DATA FOR THIS TASK:
* start *

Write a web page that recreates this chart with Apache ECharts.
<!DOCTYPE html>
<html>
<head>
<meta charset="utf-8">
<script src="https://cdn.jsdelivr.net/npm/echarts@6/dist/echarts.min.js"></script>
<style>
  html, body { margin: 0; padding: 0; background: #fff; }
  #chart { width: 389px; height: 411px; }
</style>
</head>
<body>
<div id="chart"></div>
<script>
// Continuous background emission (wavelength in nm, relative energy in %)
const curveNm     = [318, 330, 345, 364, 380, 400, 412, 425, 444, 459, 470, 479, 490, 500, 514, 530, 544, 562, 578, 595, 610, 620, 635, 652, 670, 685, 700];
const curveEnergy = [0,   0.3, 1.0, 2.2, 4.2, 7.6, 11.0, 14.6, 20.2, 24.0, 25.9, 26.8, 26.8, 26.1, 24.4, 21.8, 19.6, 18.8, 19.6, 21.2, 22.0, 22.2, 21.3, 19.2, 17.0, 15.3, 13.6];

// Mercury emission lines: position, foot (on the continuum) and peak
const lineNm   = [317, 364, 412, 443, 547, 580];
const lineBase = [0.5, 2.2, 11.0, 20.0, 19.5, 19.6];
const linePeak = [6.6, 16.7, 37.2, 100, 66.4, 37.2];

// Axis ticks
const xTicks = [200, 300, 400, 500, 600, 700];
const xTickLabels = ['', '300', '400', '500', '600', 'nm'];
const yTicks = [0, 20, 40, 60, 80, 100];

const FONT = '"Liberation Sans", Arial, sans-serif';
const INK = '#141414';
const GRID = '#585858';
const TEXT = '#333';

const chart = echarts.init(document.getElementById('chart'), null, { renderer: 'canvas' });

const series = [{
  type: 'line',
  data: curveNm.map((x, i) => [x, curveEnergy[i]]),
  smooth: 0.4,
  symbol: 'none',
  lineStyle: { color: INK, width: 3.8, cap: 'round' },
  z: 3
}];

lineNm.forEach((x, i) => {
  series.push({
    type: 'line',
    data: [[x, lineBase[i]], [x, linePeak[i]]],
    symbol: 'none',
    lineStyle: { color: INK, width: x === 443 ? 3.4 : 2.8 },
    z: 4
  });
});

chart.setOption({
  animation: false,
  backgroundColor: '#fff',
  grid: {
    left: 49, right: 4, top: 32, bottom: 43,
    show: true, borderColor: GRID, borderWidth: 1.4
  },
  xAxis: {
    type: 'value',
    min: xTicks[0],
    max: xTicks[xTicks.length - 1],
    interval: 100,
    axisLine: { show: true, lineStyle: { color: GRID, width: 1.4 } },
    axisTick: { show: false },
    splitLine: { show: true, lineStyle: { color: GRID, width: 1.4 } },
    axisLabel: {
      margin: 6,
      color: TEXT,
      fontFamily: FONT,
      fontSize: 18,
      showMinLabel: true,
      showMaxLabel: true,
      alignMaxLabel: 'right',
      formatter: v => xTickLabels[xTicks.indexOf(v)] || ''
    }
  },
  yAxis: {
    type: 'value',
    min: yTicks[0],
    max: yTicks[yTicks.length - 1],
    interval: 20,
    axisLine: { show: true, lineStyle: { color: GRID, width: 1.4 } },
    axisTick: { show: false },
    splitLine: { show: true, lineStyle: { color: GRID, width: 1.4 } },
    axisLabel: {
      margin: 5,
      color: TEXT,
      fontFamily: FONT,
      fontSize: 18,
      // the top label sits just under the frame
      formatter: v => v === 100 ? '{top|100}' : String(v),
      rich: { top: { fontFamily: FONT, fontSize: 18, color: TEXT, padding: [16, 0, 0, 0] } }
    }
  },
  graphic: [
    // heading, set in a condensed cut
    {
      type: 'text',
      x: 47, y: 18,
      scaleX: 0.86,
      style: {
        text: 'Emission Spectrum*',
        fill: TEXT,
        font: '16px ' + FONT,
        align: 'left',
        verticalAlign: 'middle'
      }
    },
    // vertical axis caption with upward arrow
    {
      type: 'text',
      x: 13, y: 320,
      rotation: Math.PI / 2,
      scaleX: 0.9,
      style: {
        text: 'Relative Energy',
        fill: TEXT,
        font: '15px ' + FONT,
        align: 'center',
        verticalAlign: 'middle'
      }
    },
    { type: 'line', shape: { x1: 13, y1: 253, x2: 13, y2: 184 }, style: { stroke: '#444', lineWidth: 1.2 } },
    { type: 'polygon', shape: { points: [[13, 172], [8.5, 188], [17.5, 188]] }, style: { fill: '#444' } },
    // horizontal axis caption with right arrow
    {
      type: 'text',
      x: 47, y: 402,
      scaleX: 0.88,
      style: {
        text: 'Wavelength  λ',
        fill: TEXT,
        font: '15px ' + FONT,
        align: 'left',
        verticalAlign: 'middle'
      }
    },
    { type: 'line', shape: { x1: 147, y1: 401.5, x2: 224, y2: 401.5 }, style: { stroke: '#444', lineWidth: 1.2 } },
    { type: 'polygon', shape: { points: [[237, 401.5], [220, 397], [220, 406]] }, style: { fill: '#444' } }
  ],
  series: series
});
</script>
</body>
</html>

* end *
* start *

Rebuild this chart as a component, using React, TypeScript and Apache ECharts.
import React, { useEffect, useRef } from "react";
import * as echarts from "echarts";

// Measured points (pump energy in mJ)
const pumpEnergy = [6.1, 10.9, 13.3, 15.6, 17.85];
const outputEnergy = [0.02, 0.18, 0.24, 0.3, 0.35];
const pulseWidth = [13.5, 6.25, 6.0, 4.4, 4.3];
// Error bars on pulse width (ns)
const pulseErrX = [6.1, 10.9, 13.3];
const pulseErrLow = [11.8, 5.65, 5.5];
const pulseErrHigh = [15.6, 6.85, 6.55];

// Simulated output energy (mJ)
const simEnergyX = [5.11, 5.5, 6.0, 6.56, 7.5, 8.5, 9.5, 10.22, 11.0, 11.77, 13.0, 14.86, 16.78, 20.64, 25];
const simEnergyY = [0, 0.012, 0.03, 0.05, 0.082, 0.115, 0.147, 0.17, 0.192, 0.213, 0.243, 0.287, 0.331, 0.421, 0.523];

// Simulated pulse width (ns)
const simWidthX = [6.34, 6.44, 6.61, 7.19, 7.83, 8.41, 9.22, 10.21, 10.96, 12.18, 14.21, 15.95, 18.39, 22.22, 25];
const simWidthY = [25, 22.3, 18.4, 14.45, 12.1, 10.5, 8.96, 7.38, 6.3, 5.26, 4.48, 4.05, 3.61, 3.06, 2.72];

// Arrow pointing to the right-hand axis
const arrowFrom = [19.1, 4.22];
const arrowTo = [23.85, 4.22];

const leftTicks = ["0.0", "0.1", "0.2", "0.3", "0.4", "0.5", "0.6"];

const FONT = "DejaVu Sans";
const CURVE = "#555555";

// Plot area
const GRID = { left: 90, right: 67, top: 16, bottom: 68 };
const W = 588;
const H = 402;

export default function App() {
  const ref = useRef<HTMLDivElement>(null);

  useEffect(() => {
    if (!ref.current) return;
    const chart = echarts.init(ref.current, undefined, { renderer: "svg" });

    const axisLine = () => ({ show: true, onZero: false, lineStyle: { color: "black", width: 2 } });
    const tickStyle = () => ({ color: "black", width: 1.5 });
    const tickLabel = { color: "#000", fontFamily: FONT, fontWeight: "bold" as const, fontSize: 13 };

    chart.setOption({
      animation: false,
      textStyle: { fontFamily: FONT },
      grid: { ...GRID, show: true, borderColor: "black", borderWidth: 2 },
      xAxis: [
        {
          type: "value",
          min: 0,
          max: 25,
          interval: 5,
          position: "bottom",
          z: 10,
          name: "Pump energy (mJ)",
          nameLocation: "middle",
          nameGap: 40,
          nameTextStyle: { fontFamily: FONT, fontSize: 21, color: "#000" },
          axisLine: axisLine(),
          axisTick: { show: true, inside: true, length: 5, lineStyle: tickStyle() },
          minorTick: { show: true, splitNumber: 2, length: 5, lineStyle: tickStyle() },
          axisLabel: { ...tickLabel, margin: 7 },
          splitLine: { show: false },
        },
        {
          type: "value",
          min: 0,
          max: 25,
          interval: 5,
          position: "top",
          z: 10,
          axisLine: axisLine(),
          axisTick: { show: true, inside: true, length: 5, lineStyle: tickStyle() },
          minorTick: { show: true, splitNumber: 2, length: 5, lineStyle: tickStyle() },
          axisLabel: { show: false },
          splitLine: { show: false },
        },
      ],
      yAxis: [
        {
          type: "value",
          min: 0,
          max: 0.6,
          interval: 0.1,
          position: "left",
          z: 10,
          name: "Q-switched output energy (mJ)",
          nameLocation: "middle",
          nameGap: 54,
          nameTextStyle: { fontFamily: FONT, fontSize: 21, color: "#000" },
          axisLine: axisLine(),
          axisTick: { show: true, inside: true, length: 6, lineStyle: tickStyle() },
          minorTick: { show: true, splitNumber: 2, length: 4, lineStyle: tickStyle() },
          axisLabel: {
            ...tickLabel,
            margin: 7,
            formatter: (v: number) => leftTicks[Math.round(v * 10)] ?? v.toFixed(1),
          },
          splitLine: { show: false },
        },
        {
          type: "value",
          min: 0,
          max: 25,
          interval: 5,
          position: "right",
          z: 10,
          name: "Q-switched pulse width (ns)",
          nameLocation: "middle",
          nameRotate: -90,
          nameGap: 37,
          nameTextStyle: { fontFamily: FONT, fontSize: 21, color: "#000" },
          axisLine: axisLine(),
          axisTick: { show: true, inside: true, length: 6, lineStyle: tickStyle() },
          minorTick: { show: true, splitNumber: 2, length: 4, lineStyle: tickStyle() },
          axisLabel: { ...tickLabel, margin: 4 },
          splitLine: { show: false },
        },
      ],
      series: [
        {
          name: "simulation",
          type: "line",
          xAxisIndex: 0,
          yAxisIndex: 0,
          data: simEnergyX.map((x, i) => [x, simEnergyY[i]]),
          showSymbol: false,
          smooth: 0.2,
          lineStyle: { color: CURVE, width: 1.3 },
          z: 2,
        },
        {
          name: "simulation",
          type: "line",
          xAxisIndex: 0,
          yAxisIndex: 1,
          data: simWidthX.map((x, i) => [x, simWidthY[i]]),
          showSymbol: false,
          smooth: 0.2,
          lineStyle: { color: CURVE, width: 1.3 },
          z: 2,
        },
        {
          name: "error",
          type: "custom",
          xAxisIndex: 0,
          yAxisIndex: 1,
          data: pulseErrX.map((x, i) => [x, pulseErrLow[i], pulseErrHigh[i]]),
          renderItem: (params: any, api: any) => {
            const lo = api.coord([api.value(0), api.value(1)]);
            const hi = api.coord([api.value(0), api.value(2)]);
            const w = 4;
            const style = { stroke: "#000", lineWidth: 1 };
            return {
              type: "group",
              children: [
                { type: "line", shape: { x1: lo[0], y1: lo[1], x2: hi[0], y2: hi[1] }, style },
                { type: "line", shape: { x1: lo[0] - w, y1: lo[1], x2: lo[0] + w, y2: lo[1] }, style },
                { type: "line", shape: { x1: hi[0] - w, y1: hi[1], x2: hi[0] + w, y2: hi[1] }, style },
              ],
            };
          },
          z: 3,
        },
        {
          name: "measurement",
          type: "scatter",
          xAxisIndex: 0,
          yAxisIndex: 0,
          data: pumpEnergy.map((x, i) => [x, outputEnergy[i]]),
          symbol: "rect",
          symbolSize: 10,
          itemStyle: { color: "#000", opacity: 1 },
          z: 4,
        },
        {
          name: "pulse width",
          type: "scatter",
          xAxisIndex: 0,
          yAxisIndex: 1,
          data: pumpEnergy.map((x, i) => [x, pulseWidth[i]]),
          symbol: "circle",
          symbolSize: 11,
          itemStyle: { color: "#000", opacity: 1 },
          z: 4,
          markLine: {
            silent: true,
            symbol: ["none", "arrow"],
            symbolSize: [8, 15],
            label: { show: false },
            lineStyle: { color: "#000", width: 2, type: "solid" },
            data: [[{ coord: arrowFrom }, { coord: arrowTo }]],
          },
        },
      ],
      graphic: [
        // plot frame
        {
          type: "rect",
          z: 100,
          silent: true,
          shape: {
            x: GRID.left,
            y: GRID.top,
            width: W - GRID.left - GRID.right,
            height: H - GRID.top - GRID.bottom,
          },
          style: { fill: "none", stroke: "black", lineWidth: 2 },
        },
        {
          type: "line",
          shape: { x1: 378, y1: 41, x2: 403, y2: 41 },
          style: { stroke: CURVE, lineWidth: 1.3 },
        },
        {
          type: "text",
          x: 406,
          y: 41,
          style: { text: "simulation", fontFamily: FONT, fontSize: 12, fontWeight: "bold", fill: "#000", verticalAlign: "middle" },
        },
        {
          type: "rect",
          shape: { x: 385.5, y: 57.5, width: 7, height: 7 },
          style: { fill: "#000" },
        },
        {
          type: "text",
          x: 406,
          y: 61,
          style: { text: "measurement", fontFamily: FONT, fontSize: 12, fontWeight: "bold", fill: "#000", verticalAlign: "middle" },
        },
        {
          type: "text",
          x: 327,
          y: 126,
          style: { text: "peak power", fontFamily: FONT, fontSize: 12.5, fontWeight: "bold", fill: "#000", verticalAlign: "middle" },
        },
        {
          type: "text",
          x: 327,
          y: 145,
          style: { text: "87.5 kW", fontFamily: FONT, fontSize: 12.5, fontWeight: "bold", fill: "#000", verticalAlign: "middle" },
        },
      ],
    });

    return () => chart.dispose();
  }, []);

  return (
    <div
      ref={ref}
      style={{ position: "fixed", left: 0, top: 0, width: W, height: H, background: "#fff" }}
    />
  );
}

* end *

Reproduce every line of the listing above in which the string "with" appears.

Write a web page that recreates this chart with Apache ECharts.
    // vertical axis caption with upward arrow
    // horizontal axis caption with right arrow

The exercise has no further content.